(Lines of data)
★ ★ ★
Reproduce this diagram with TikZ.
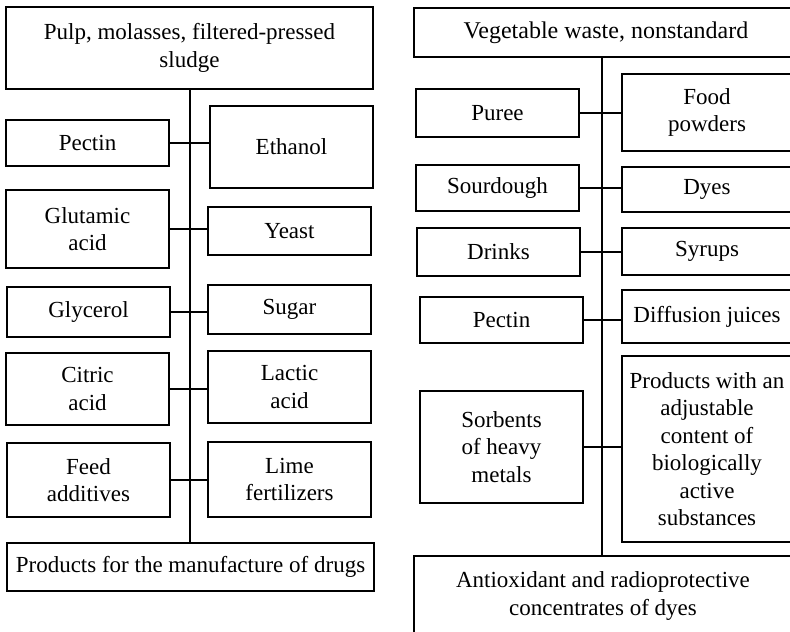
\documentclass[tikz,border=0pt]{standalone}
\usepackage{fontspec}
\setmainfont{Liberation Serif}
\begin{document}
\begin{tikzpicture}[x=1pt,y=-1pt,
  box/.style={draw, line width=1.7pt, inner sep=0pt, align=center,
    font=\fontsize{23}{27.5}\selectfont},
  link/.style={line width=1.7pt}]
\useasboundingbox (0,0) rectangle (790,632);
\clip (0,0) rectangle (790,632);
% ---------- left panel ----------
\node[box, minimum width=367, minimum height=82] (top) at (189.5,48) {Pulp, molasses, filtered-pressed\\sludge};
\node[box, minimum width=163, minimum height=46] (pectin) at (87.5,143) {Pectin};
\node[box, minimum width=163, minimum height=82] (ethanol) at (291.5,147) {Ethanol};
\node[box, minimum width=163, minimum height=78] (glutamic) at (87.5,229) {Glutamic\\acid};
\node[box, minimum width=163, minimum height=48] (yeast) at (289.5,231) {Yeast};
\node[box, minimum width=163, minimum height=50] (glycerol) at (88.5,312) {Glycerol};
\node[box, minimum width=163, minimum height=49] (sugar) at (289.5,309.5) {Sugar};
\node[box, minimum width=163, minimum height=72] (citric) at (87.5,389) {Citric\\acid};
\node[box, minimum width=163, minimum height=72] (lactic) at (289.5,387) {Lactic\\acid};
\node[box, minimum width=163, minimum height=74] (feed) at (88.5,480) {Feed\\additives};
\node[box, minimum width=163, minimum height=75] (lime) at (289.5,479.5) {Lime\\fertilizers};
\node[box, minimum width=367, minimum height=48] (drugs) at (190.5,567) {Products for the manufacture of drugs};
\coordinate (ls) at (190,0);
\draw[link] (top.south -| ls) -- (drugs.north -| ls);
\draw[link] (pectin.east) -- (pectin.east -| ethanol.west);
\draw[link] (glutamic.east) -- (glutamic.east -| yeast.west);
\draw[link] (glycerol.east) -- (glycerol.east -| sugar.west);
\draw[link] (citric.east) -- (citric.east -| lactic.west);
\draw[link] (feed.east) -- (feed.east -| lime.west);
% ---------- right panel ----------
\node[box, minimum width=384, minimum height=49, font=\fontsize{24}{28}\selectfont] (vtop) at (606,32.5) {Vegetable waste, nonstandard};
\node[box, minimum width=163, minimum height=48] (puree) at (497.5,113) {Puree};
\node[box, minimum width=170, minimum height=77] (food) at (707,112.5) {Food\\powders};
\node[box, minimum width=163, minimum height=46] (sour) at (497.5,188) {Sourdough};
\node[box, minimum width=170, minimum height=45] (dyes) at (707,189.5) {Dyes};
\node[box, minimum width=163, minimum height=48] (drinks) at (498.5,252) {Drinks};
\node[box, minimum width=170, minimum height=47] (syrups) at (707,251.5) {Syrups};
\node[box, minimum width=163, minimum height=46] (pectinb) at (501.5,320) {Pectin};
\node[box, minimum width=170, minimum height=53] (diff) at (707,316.5) {Diffusion juices};
\node[box, minimum width=163, minimum height=112] (sorb) at (501.5,447) {Sorbents\\of heavy\\metals};
\node[box, minimum width=170, minimum height=186] (prod) at (707,449) {Products with an\\adjustable\\content of\\biologically\\active\\substances};
\node[box, minimum width=378, minimum height=80] (anti) at (603,596) {Antioxidant and radioprotective\\concentrates of dyes};
\coordinate (rs) at (602,0);
\draw[link] (vtop.south -| rs) -- (anti.north -| rs);
\draw[link] (puree.east) -- (puree.east -| food.west);
\draw[link] (sour.east) -- (sour.east -| dyes.west);
\draw[link] (drinks.east) -- (drinks.east -| syrups.west);
\draw[link] (pectinb.east) -- (pectinb.east -| diff.west);
\draw[link] (sorb.east) -- (sorb.east -| prod.west);
\end{tikzpicture}
\end{document}
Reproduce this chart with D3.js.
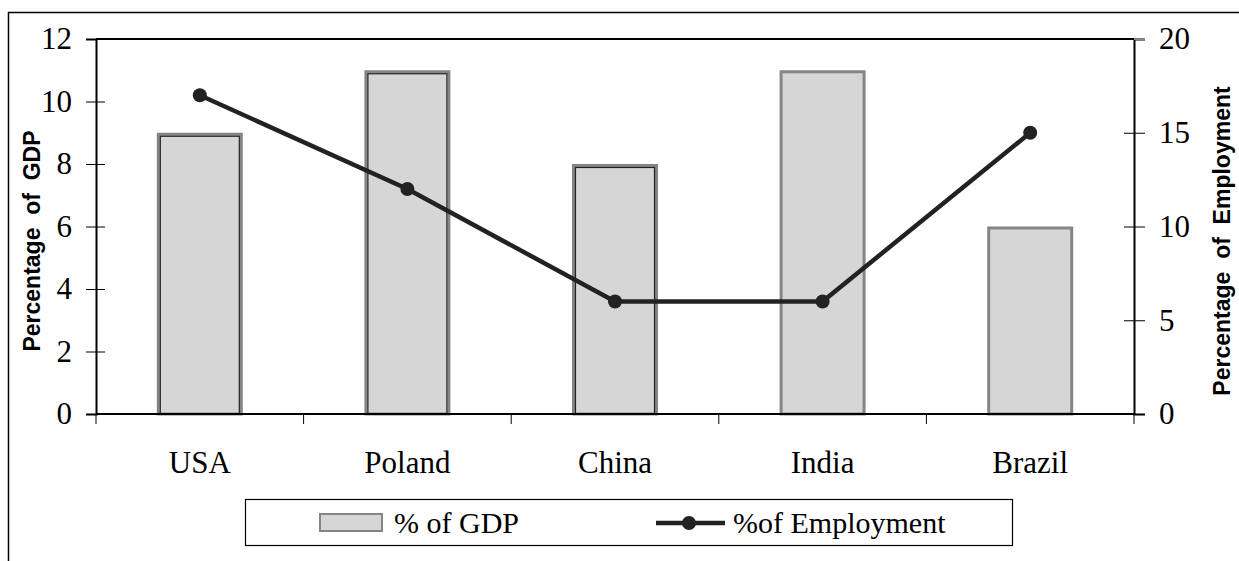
<!DOCTYPE html>
<html lang="en">
<head>
    <meta charset="UTF-8">
    <title>GDP and Employment</title>
    <script src="https://d3js.org/d3.v7.min.js"></script>
    <style>
        body { margin: 0; background: #fff; }
    </style>
</head>
<body>
    <div id="chart"></div>
    <script>
        // Data
        const countries = ["USA", "Poland", "China", "India", "Brazil"];
        const gdpShare = [9, 11, 8, 11, 6];
        const employmentShare = [17, 12, 6, 6, 15];
        const leftTicks = [0, 2, 4, 6, 8, 10, 12];
        const rightTicks = [0, 5, 10, 15, 20];

        const W = 1239, H = 561;
        const plot = { left: 96, right: 1134, top: 39, bottom: 414 };
        const SERIF = '"Liberation Serif", "Times New Roman", serif';
        const SANS = '"Liberation Sans", Arial, sans-serif';

        const svg = d3.select("#chart").append("svg")
            .attr("width", W).attr("height", H);

        // outer frame (clipped by the picture on right/bottom)
        svg.append("rect")
            .attr("x", 8.5).attr("y", 12.5)
            .attr("width", W).attr("height", H)
            .attr("fill", "none").attr("stroke", "#000").attr("stroke-width", 1.5);

        // Scales
        const x = d3.scaleBand().domain(countries).range([plot.left, plot.right]);
        const yL = d3.scaleLinear().domain([0, 12]).range([plot.bottom, plot.top]);
        const yR = d3.scaleLinear().domain([0, 20]).range([plot.bottom, plot.top]);

        // Bars
        const barW = 86;
        const bars = svg.append("g");
        countries.forEach((c, i) => {
            const bx = x(c) + x.bandwidth() / 2 - barW / 2;
            const by = yL(gdpShare[i]);
            bars.append("rect")
                .attr("x", bx + 1.5).attr("y", by + 1.5)
                .attr("width", barW - 3).attr("height", plot.bottom - by - 1.5)
                .attr("fill", "#d6d6d6")
                .attr("stroke", "#858585").attr("stroke-width", 3);
            if (i < 3) {
                bars.append("rect")
                    .attr("x", bx + 3.5).attr("y", by + 3.5)
                    .attr("width", barW - 7).attr("height", plot.bottom - by - 3.5)
                    .attr("fill", "none")
                    .attr("stroke", "#222").attr("stroke-width", 1.2);
            }
        });

        // Plot frame top line
        svg.append("line")
            .attr("x1", plot.left).attr("x2", plot.right)
            .attr("y1", plot.top).attr("y2", plot.top)
            .attr("stroke", "#000").attr("stroke-width", 2);

        // Left axis
        const left = svg.append("g").attr("transform", `translate(${plot.left},0)`)
            .call(d3.axisLeft(yL).tickValues(leftTicks).tickSize(10).tickPadding(14));
        left.select(".domain").attr("stroke-width", 2);
        left.selectAll(".tick line").attr("x2", -10).attr("x1", 9).attr("stroke-width", 1);
        left.selectAll(".tick text")
            .style("font-family", SERIF).style("font-size", "31px").attr("fill", "#000");

        // Right axis
        const right = svg.append("g").attr("transform", `translate(${plot.right},0)`)
            .call(d3.axisRight(yR).tickValues(rightTicks).tickSize(11).tickPadding(14));
        right.select(".domain").attr("stroke-width", 2);
        right.selectAll(".tick line").attr("x1", -10).attr("x2", 11).attr("stroke-width", 1);
        right.selectAll(".tick text")
            .style("font-family", SERIF).style("font-size", "31px").attr("fill", "#000");
        right.selectAll(".tick").filter(d => d === 20).select("line").attr("x1", 0).attr("stroke", "#888");

        // Bottom axis
        const bottom = svg.append("g");
        bottom.append("line")
            .attr("x1", plot.left).attr("x2", plot.right)
            .attr("y1", plot.bottom).attr("y2", plot.bottom)
            .attr("stroke", "#000").attr("stroke-width", 2);
        const bounds = countries.map(c => x(c)).concat([plot.right]);
        bottom.selectAll(".btick").data(bounds).enter().append("line")
            .attr("x1", d => d).attr("x2", d => d)
            .attr("y1", plot.bottom).attr("y2", plot.bottom + 10)
            .attr("stroke", "#000").attr("stroke-width", 1);
        bottom.selectAll(".blabel").data(countries).enter().append("text")
            .attr("x", d => x(d) + x.bandwidth() / 2)
            .attr("y", 473)
            .attr("text-anchor", "middle")
            .style("font-family", SERIF).style("font-size", "31px")
            .text(d => d);

        // Employment line
        const line = d3.line()
            .x((d, i) => x(countries[i]) + x.bandwidth() / 2)
            .y(d => yR(d));
        svg.append("path")
            .datum(employmentShare)
            .attr("d", line)
            .attr("fill", "none").attr("stroke", "#222").attr("stroke-width", 4.5);
        svg.selectAll(".dot").data(employmentShare).enter().append("circle")
            .attr("cx", (d, i) => x(countries[i]) + x.bandwidth() / 2)
            .attr("cy", d => yR(d))
            .attr("r", 7)
            .attr("fill", "#222");

        // Axis titles
        svg.append("text")
            .attr("transform", "translate(40,241) rotate(-90)")
            .attr("text-anchor", "middle")
            .style("font-family", SANS).style("font-size", "23px").style("font-weight", "bold")
            .style("white-space", "pre")
            .text("Percentage  of  GDP");
        svg.append("text")
            .attr("transform", "translate(1230,241) rotate(-90)")
            .attr("text-anchor", "middle")
            .style("font-family", SANS).style("font-size", "23px").style("font-weight", "bold")
            .style("white-space", "pre")
            .text("Percentage  of  Employment");

        // Legend
        const legend = svg.append("g");
        legend.append("rect")
            .attr("x", 245.5).attr("y", 499.5).attr("width", 767).attr("height", 46)
            .attr("fill", "#fff").attr("stroke", "#000").attr("stroke-width", 1.2);
        legend.append("rect")
            .attr("x", 320).attr("y", 514).attr("width", 62).attr("height", 17)
            .attr("fill", "#d6d6d6").attr("stroke", "#858585").attr("stroke-width", 2);
        legend.append("text")
            .attr("x", 394).attr("y", 533)
            .style("font-family", SERIF).style("font-size", "30px")
            .text("% of GDP");
        legend.append("line")
            .attr("x1", 656).attr("x2", 725).attr("y1", 523).attr("y2", 523)
            .attr("stroke", "#222").attr("stroke-width", 4.5);
        legend.append("circle")
            .attr("cx", 689).attr("cy", 523).attr("r", 7).attr("fill", "#222");
        legend.append("text")
            .attr("x", 733).attr("y", 533)
            .style("font-family", SERIF).style("font-size", "30px")
            .text("%of Employment");
    </script>
</body>
</html>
★ ★ ★
> [Brief] Determine how many lines of the data contain "with" and give nothing but that number.

> [Exercise answer] 3